Chenault is a storyteller who engages us with a slice of life involving Tod (Zach Zint), an unemployed, flat-broke musician, and his pregnant ex-girlfriend Lydia (Isabella DeVoy). Chenault’s story is not about successful people. It is a story about storytellers and lovers. Tod and Lydia are not lovers per se, at least, not in the reductionist way we tend to superficially understand the term. Tod is trying to sell his comic book collection. Alas, it turns out they are not worth anything. Lydia almost gets her eye poked out via a stupid accident with a tree branch because, yes, we have stupid accidents. She’s pregnant, too. No explanation required. She remains pregnant and keeps her eye patch, as she should. We do not always need conclusions and often, as is the case here, a summary would have diminished this story and rendered it vapid.

Tod and Lydia are on a road trip from South Dakota to Indiana to attend a family wedding. The journey zigzags, seemingly aimlessly, the way our stories sometimes do, with a little petty larceny along the way (minus judgmental baggage). George Romero’s once horrific Night of the Living Dead (1968) plays as motel background fodder, now as innocuous as a sing-along to Tears for Fears.

Somewhere along the road, our two lovers are going to find something amidst Elvis impersonators and cordial muggers, authentic eccentrics who never strain to be sure we’re aware of their eccentricities. What Tod and Lydia find is not going to be defined for us, or for them, because things are rarely defined. Yet, we sense an inexplicable purpose to this promenade.
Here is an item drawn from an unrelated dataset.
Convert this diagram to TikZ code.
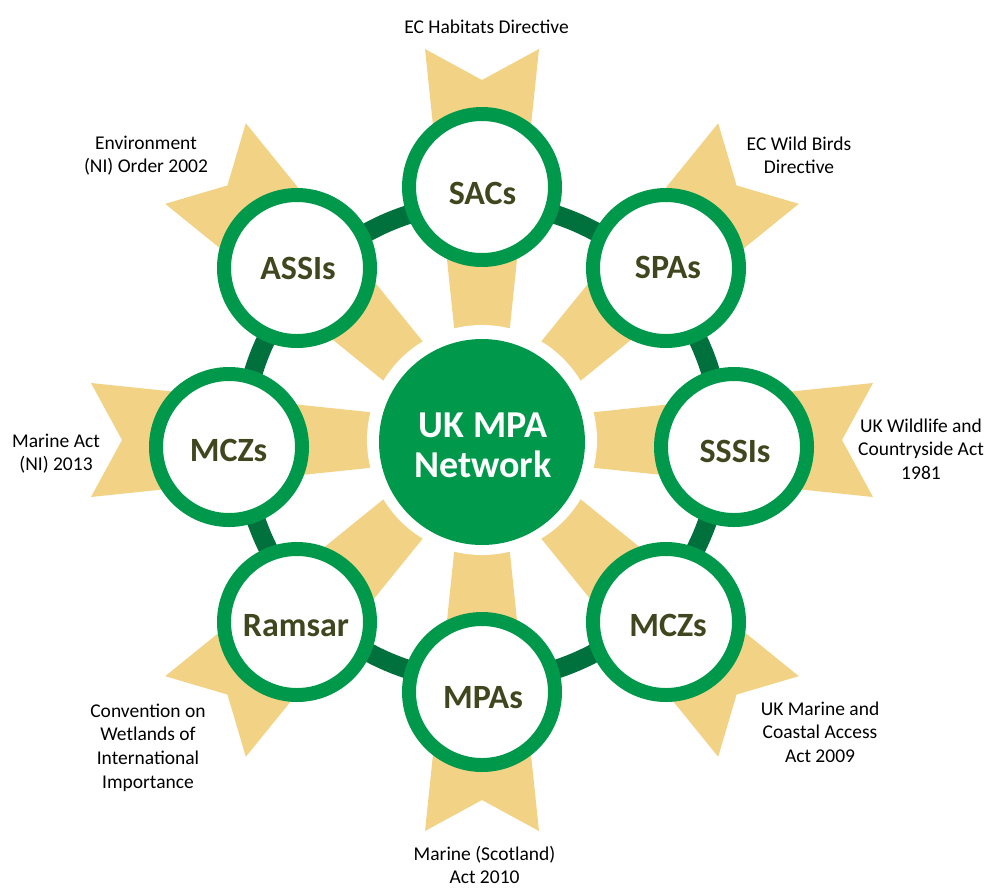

Contemporary independent films, by and large, have ceased to be authentically independent: instead of offering an emotionally alternative aesthetic experience, the usual route they take is to imitate Hollywood, on a much smaller scale. Naturally, that defeats the purpose of independent film, which is what makes Chenault’s film refreshing. He is telling his own story, his own way, with the help of two very good, understated first time actors, and lucid cinematography by Eddy Scully. We are drawn into a sensuous, humanistic road trip, for no apparent reason other than our desperate need for more stories like this.

 is working on his next feature film, Three Tears On Bloodstained Flesh. Taking an eight hour break from that project, Bilinski participated in an event from the Owensboro, Ky film series, “Unscripted: An Indie Film Xperience.” Two scripts were chosen from a screenplay contest. One of the winning scripts, Lucky, written by Todd Martin, and handed to Bilinski, who shot the eight minute film in eight hours on the same library floor where the film series was screened. With less than a day to film and only two cast members, Bilinski described the experience as “a hectic, fun, run-and-gun shoot.”

This horror short opens with Louisa Torres engaged in studious research when she’s rudely interrupted by Dillon Schueller. Rather than create another monotonous imitation, Lucky pays homage to a genre without succumbing to sloppy fandom. It takes shrewd and artful self-confidence to know the difference between the two; fortunately, Bilinski does, and he is helped considerably by Torres comfortably eating up the scenery in an energetic role. A strong female protagonist has been a consistent Bilinski trademark and Schueller, while serviceable, does not stand a comparative chance in or out of character against this lady.

Bilinski is a one of the more talented directors in the current indie crop and he doesn’t disappoint. As expected, he pulls Lucky off with an astute sense of composition and a devotion to craftsmanship. The high point of the film is Bilinski’s small nod to John Landis’ famous “Thriller” video, with Torres nailing the choreography (without advertising that she is doing so). Bilinski balances his blue-collar approach to filmmaking with intelligence and professionalism, regardless of constraints and budget limitations. While there may be a plethora of blue-collar filmmakers in the independent scene, all too often that approach can (and usually does) short shrift perceptive aesthetics. Such is not the case with Chenault or Bilinski, and that is doubly refreshing.

Three Tears On Bloodstained Flesh will be covered on this site at a later date.